◆ **What you will do**
Transcribe each entry below exactly. Pictures do not go in the copy.

Stored items from a collection:

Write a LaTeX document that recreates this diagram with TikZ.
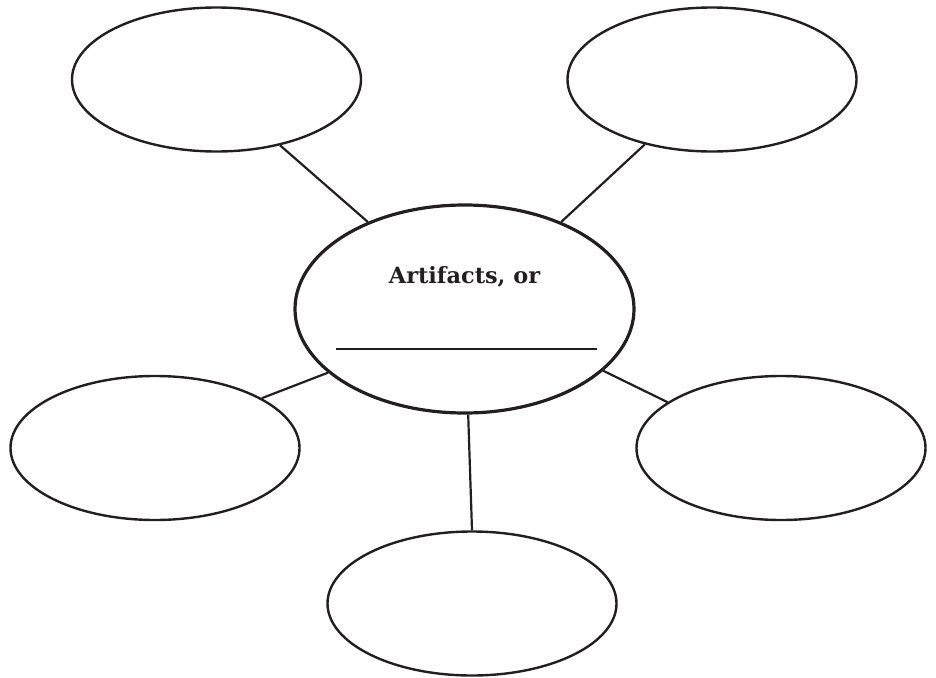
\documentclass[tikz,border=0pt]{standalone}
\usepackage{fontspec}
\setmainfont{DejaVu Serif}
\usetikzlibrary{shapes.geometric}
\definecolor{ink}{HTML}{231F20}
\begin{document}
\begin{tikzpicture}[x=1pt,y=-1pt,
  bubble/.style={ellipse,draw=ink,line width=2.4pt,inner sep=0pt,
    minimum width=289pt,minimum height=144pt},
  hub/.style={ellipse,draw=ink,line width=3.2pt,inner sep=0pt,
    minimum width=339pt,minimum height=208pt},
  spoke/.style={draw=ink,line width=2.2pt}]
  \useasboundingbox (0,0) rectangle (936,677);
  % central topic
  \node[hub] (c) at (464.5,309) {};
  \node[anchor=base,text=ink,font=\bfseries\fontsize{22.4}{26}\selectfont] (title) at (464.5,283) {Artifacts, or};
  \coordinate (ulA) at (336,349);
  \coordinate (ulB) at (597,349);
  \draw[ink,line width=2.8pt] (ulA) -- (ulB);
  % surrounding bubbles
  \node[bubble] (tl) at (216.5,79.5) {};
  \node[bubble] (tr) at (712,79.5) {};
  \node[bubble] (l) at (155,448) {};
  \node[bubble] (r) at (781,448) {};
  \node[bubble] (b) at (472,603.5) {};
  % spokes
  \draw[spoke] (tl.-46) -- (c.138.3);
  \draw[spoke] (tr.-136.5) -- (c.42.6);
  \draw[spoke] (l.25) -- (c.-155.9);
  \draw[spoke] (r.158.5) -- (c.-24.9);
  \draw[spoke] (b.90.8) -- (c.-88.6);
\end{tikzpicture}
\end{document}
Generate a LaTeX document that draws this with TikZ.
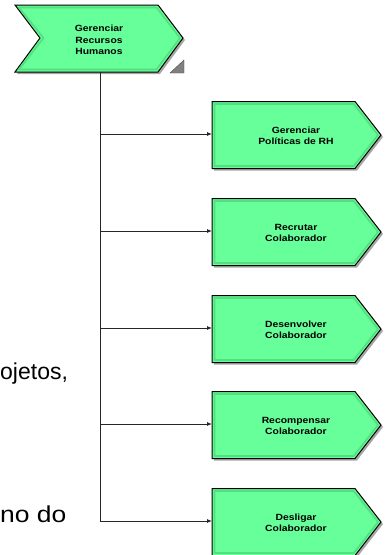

◆ **Final answer**
Write a LaTeX document that recreates this diagram with TikZ.
\documentclass[tikz,border=0pt]{standalone}
\usepackage{fontspec}
\setmainfont{DejaVu Serif}
\usetikzlibrary{shapes.geometric}
\definecolor{ink}{HTML}{231F20}
\begin{document}
\begin{tikzpicture}[x=1pt,y=-1pt,
  bubble/.style={ellipse,draw=ink,line width=2.4pt,inner sep=0pt,
    minimum width=289pt,minimum height=144pt},
  hub/.style={ellipse,draw=ink,line width=3.2pt,inner sep=0pt,
    minimum width=339pt,minimum height=208pt},
  spoke/.style={draw=ink,line width=2.2pt}]
  \useasboundingbox (0,0) rectangle (936,677);
  % central topic
  \node[hub] (c) at (464.5,309) {};
  \node[anchor=base,text=ink,font=\bfseries\fontsize{22.4}{26}\selectfont] (title) at (464.5,283) {Artifacts, or};
  \coordinate (ulA) at (336,349);
  \coordinate (ulB) at (597,349);
  \draw[ink,line width=2.8pt] (ulA) -- (ulB);
  % surrounding bubbles
  \node[bubble] (tl) at (216.5,79.5) {};
  \node[bubble] (tr) at (712,79.5) {};
  \node[bubble] (l) at (155,448) {};
  \node[bubble] (r) at (781,448) {};
  \node[bubble] (b) at (472,603.5) {};
  % spokes
  \draw[spoke] (tl.-46) -- (c.138.3);
  \draw[spoke] (tr.-136.5) -- (c.42.6);
  \draw[spoke] (l.25) -- (c.-155.9);
  \draw[spoke] (r.158.5) -- (c.-24.9);
  \draw[spoke] (b.90.8) -- (c.-88.6);
\end{tikzpicture}
\end{document}
Generate a LaTeX document that draws this with TikZ.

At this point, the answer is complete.